The discriminator estimates the probability that the given real data is more realistic than a randomly sampled fake data. When the discriminator is defined only on $C(x)$ . Then we have the discriminator and generator loss functions of the Relativistic Standard GAN
$\begin{equation} L_D^{RSGAN} = -\mathbb{E}_{(x_r, X_f) \sim (\mathbb{P}, \mathbb{Q})}[\log (\text{sigmoid}(C(x_r) - C(x_f)))] \end{equation}$
$\begin{equation} L_G^{RSGAN} = -\mathbb{E}_{(x_r, X_f) \sim (\mathbb{P}, \mathbb{Q})}[\log (\text{sigmoid}(C(x_f) - C(x_r)))] \end{equation}$
And for discriminator defined as $a(C(x_r) - C(x_f))$
$\begin{align*} L_D^{RGAN}& = \mathbb{E}_{(x_r, X_f) \sim (\mathbb{P}, \mathbb{Q})}[f_1(C(x_r) - C(x_f))] \\ & + \mathbb{E}_{(x_r, X_f) \sim (\mathbb{P}, \mathbb{Q})}[f_2(C(x_f) - C(x_r))]\\ L_G^{RGAN} & = \mathbb{E}_{(x_r, X_f) \sim (\mathbb{P}, \mathbb{Q})}[g_1(C(x_r) - C(x_f))]\\ & +\mathbb{E}_{(x_r, X_f) \sim (\mathbb{P}, \mathbb{Q})}[g_2(C(x_f) - C(x_r))] \end{align*}$
In RGANs, $g_1$ is influenced by fake data , thus by the generator. This means that in most RGANs, the generator is trained to minimize the full loss function envisioned rather than only half of it.
Although the relative discriminator provide the missing property that we want in GANs (i.e. $G$ influencing $D(x_r)$ ), its interpretation is different from the standard discriminator. Rather than measuring “the probability that the input data is real”, it is now measuring “the probability that the input data is more realistic than a randomly sampled data of the opposing type.

So we define that
$\begin{equation} P(x_r \text{ is real}) = \mathbb{E}_{x_r \sim \mathbb{Q}}[D(x_r, x_f)] \end{equation}$
$\begin{equation} P(x_f \text{ is real}) = \mathbb{E}_{x_r \sim \mathbb{P}}[D(x_f, x_r)] \end{equation}$
where $D(x_r, x_f) = \text{sigmoid}(C(x_r) - C(x_f))$
$\begin{align*} L_D^{RaGAN} & = \mathbb{E}_{x_r \sim \mathbb{P}}[f_1(C(x_r) - \mathbb{E}_{x_f \sim \mathbb{Q}} C(x_f))] \\ &+ \mathbb{E}_{x_f \sim \mathbb{Q}}[f_2(C(x_f) - \mathbb{E}_{x_r \sim \mathbb{P}} C(x_r))]\\ L_G^{RaGAN} & = \mathbb{E}_{x_r \sim \mathbb{P}}[g_1(C(x_r) - \mathbb{E}_{x_f \sim \mathbb{Q}} C(x_f))] \\& + \mathbb{E}_{x_f \sim \mathbb{Q}}[g_2(C(x_f) - \mathbb{E}_{x_r \sim \mathbb{P}} C(x_r))] \end{align*}$

Figure 2 Case studies on some pictures explaining why we should use relative probability in RGAN.

Figure 3

Figure 4: Experimental results of different GAN loss functions on CIFAR-10 datasets. Measured with FID scores.
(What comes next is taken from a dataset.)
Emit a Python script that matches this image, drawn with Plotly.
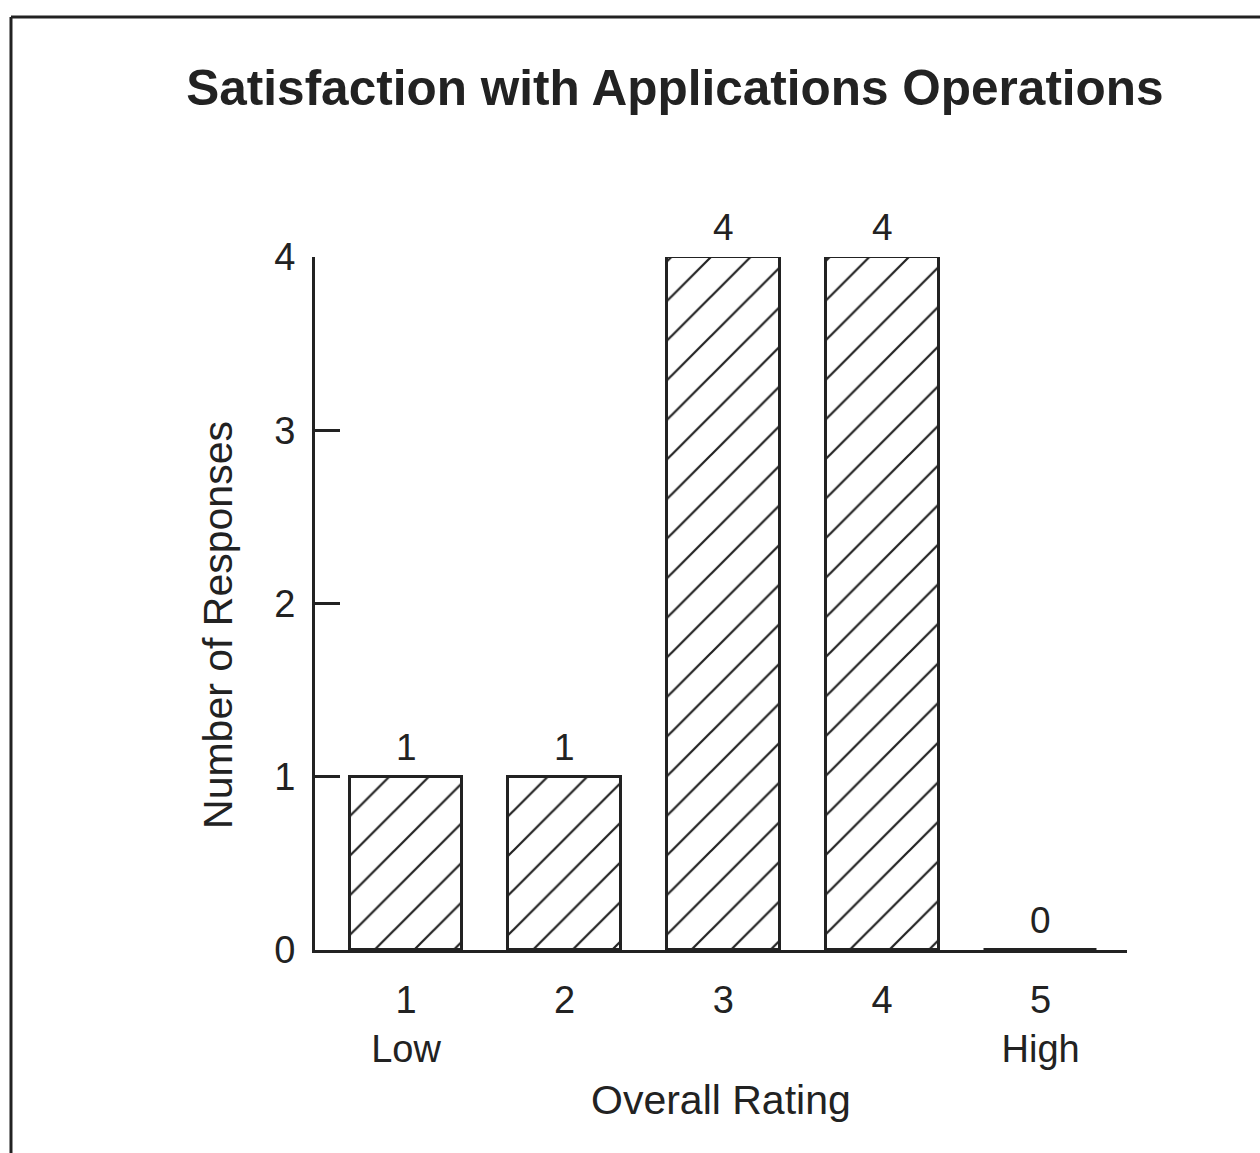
import plotly.graph_objects as go

# Survey results: number of responses per overall rating
ratings = [1, 2, 3, 4, 5]
responses = [1, 1, 4, 4, 0]
rating_labels = ["1<br>Low", "2", "3", "4", "5<br>High"]
y_ticks = [0, 1, 2, 3, 4]

INK = "#222222"
FONT = "Liberation Sans, Arial, Helvetica, sans-serif"

fig = go.Figure()

fig.add_trace(go.Bar(
    x=ratings,
    y=responses,
    width=0.712,
    marker=dict(
        color="white",
        line=dict(color=INK, width=3),
        pattern=dict(shape="/", fgcolor=INK, bgcolor="white",
                     size=28, solidity=0.08, fillmode="replace"),
    ),
    cliponaxis=False,
    hoverinfo="skip",
    showlegend=False,
))

# value labels above each bar
for r, v in zip(ratings, responses):
    fig.add_annotation(
        x=r, y=v, text=str(v), showarrow=False,
        xanchor="center", yanchor="bottom", yshift=7,
        font=dict(family=FONT, size=37, color=INK),
    )

# axis titles
fig.add_annotation(
    x=0.5, y=-0.2165, xref="paper", yref="paper",
    text="Overall Rating", showarrow=False,
    xanchor="center", yanchor="middle",
    font=dict(family=FONT, size=41, color=INK),
)
fig.add_annotation(
    x=-0.1195, y=0.469, xref="paper", yref="paper",
    text="Number of Responses", showarrow=False, textangle=-90,
    xanchor="center", yanchor="middle",
    font=dict(family=FONT, size=41, color=INK),
)

# page frame (left and top edges)
fig.add_shape(type="line", xref="paper", yref="paper",
              x0=-0.3744, x1=-0.3744, y0=1.3463, y1=-0.30,
              line=dict(color=INK, width=3))
fig.add_shape(type="line", xref="paper", yref="paper",
              x0=-0.3744, x1=1.17, y0=1.3463, y1=1.3463,
              line=dict(color=INK, width=3))

fig.update_layout(
    width=1260, height=1153,
    margin=dict(l=315, r=133, t=257, b=203),
    paper_bgcolor="white", plot_bgcolor="white",
    title=dict(
        text="<b>Satisfaction with Applications Operations</b>",
        x=0.5357, xref="container", xanchor="center",
        y=1 - 88 / 1153, yref="container", yanchor="middle",
        font=dict(family=FONT, size=49.5, color=INK),
    ),
    font=dict(family=FONT, color=INK),
    bargap=0,
)

fig.update_xaxes(
    range=[0.4265, 5.544],
    tickmode="array", tickvals=ratings, ticktext=rating_labels,
    ticks="", ticklabelstandoff=14,
    tickfont=dict(family=FONT, size=38, color=INK),
    showline=True, linecolor=INK, linewidth=3,
    showgrid=False, zeroline=False, fixedrange=True,
)
fig.update_yaxes(
    range=[0, 4],
    tickmode="array", tickvals=y_ticks,
    ticks="inside", ticklen=25, tickwidth=3, tickcolor=INK,
    ticklabelstandoff=9,
    tickfont=dict(family=FONT, size=38, color=INK),
    showline=True, linecolor=INK, linewidth=3,
    showgrid=False, zeroline=False, fixedrange=True,
)

fig.write_html("out.html", config={"displayModeBar": False})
Conclusions: In this paper, the authors proposed the relativistic discriminator as a way to fix and improve on standard GAN. The authors further generalized this approach to any GAN loss and introduced a generally more stable variant called RaD. The results suggests that relativism significantly improve data quality and stability of GANs at no computational cost.